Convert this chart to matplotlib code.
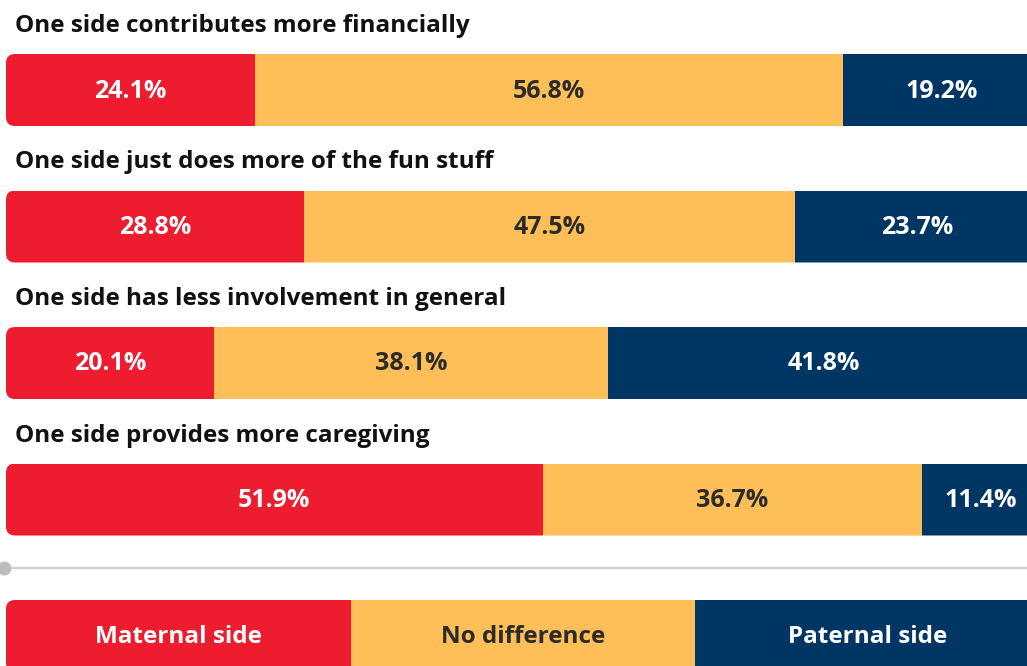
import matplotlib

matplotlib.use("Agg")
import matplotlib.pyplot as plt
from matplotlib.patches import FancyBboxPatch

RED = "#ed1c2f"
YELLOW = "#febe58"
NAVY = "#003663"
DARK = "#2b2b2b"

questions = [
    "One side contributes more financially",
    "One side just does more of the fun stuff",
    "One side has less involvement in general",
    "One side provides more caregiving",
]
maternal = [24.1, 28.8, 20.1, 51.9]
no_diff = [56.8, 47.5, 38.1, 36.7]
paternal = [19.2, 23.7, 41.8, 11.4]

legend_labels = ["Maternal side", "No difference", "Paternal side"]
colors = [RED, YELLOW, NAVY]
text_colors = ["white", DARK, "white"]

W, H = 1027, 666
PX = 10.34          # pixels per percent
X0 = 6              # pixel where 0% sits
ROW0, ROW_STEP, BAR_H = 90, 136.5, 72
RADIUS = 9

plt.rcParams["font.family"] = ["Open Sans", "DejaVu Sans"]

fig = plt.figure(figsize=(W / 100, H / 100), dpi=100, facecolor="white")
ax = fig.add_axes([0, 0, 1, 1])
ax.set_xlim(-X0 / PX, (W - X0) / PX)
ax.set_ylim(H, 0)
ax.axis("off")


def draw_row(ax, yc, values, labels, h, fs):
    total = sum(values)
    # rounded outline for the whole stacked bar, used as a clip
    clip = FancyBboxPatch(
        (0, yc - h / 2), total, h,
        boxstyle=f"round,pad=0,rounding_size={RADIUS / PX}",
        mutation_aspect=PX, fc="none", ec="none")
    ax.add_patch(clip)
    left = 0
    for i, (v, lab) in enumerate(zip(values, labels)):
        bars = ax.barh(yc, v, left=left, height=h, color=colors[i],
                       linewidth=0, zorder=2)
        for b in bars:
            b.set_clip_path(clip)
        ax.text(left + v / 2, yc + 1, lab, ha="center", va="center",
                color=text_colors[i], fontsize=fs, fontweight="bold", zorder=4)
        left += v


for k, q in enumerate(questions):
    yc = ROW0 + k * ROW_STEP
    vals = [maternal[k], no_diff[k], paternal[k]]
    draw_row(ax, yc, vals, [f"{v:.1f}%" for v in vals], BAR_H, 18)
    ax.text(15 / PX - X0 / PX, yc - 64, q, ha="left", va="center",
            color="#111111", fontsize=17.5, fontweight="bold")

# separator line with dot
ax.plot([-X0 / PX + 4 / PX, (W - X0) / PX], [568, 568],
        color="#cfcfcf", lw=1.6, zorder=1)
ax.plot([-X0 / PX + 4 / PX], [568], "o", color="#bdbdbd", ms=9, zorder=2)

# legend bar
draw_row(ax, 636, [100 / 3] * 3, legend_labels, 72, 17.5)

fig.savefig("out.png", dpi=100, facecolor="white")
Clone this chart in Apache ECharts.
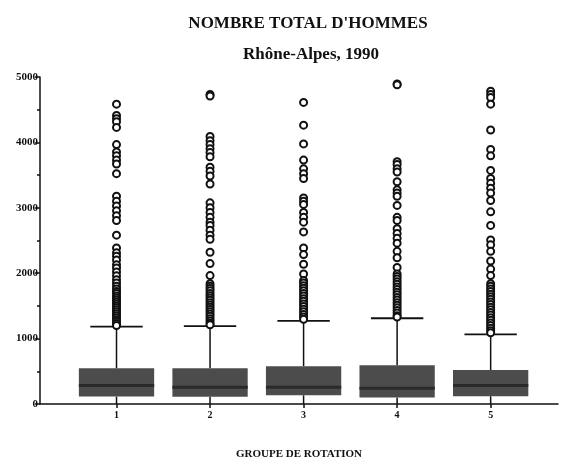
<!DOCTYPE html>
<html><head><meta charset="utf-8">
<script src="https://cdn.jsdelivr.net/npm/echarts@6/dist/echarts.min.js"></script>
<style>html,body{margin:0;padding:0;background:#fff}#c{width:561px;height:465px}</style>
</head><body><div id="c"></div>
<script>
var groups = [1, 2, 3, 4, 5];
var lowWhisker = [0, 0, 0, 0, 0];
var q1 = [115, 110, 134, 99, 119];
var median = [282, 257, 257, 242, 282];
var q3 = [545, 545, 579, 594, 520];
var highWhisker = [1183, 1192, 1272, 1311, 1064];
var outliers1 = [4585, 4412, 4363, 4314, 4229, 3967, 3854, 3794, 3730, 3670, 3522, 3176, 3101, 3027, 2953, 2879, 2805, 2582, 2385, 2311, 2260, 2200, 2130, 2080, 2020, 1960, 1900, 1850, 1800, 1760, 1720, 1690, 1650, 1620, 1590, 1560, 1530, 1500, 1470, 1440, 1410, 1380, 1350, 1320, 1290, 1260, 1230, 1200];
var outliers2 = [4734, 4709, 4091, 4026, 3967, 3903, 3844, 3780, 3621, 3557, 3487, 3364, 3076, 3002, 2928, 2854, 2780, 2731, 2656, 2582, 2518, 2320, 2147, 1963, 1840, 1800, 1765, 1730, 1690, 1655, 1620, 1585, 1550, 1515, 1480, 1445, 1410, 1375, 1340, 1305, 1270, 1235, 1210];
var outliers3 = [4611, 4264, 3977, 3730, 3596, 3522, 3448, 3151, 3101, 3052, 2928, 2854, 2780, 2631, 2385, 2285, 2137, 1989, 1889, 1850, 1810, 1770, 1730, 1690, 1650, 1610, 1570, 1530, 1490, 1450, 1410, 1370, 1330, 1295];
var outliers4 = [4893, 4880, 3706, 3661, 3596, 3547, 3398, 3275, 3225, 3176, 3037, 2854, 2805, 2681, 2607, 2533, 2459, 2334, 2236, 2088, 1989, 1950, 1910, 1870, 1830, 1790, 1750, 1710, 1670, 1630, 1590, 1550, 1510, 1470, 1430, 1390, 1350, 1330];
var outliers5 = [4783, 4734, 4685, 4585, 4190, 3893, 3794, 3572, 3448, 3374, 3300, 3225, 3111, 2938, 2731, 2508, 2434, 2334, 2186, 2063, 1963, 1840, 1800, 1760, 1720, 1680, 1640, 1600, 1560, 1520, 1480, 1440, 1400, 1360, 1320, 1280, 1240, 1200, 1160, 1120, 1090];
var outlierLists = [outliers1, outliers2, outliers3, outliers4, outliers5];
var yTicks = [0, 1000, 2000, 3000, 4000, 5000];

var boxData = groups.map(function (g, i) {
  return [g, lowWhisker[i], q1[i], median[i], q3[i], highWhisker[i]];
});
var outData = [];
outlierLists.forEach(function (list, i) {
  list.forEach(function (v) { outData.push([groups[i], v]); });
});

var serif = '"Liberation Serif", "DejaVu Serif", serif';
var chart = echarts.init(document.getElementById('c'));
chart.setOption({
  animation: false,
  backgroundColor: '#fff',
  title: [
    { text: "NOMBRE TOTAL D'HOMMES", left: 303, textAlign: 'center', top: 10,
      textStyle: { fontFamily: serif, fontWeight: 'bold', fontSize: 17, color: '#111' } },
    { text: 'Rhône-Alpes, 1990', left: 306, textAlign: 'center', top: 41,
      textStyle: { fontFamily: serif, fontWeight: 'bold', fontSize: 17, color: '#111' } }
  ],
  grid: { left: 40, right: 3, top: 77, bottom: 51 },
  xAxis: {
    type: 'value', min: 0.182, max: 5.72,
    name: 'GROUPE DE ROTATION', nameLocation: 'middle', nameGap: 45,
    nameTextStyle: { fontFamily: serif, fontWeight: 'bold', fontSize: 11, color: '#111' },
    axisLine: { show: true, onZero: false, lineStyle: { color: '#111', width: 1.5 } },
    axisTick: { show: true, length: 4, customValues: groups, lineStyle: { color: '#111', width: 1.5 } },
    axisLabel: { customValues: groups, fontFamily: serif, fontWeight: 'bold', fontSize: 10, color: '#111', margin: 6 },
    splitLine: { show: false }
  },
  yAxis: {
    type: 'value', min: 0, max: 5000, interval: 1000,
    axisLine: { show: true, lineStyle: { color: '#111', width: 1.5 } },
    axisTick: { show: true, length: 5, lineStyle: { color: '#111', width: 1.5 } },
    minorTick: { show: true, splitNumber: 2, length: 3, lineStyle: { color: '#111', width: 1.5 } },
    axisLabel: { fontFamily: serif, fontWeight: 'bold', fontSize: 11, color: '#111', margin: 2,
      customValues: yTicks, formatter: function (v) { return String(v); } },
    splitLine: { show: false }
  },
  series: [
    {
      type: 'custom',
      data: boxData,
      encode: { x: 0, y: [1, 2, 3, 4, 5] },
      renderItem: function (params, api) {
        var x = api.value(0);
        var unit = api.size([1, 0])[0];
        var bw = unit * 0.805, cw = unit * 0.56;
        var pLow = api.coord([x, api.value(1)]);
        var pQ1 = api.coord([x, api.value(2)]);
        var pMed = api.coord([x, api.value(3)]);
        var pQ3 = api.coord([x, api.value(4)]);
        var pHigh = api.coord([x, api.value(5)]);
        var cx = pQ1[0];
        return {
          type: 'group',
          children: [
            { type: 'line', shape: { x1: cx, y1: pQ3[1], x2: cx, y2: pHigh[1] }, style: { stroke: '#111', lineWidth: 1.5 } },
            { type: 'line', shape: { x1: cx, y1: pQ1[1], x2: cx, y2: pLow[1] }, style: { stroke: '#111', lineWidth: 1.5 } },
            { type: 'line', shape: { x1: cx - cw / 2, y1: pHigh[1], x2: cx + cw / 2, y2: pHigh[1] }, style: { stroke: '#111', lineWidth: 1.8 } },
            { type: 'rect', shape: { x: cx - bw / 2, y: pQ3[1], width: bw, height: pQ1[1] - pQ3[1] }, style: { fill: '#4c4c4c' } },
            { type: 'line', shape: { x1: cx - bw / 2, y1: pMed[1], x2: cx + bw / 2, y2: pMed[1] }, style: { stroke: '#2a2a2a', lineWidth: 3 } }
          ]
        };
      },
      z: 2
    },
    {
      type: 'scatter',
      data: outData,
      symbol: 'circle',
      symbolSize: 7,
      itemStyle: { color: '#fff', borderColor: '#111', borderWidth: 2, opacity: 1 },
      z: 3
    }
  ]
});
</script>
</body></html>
---
◆ **YOUR TASK**:
Transcribe the opening line of the listing above, please, and every line after it through the line with "paternal = [19.2, 23.7, 41.8, 11.4]", word for word, without pictures.

◆ **TASK ANSWER**:
Convert this chart to matplotlib code.
import matplotlib

matplotlib.use("Agg")
import matplotlib.pyplot as plt
from matplotlib.patches import FancyBboxPatch

RED = "#ed1c2f"
YELLOW = "#febe58"
NAVY = "#003663"
DARK = "#2b2b2b"

questions = [
    "One side contributes more financially",
    "One side just does more of the fun stuff",
    "One side has less involvement in general",
    "One side provides more caregiving",
]
maternal = [24.1, 28.8, 20.1, 51.9]
no_diff = [56.8, 47.5, 38.1, 36.7]
paternal = [19.2, 23.7, 41.8, 11.4]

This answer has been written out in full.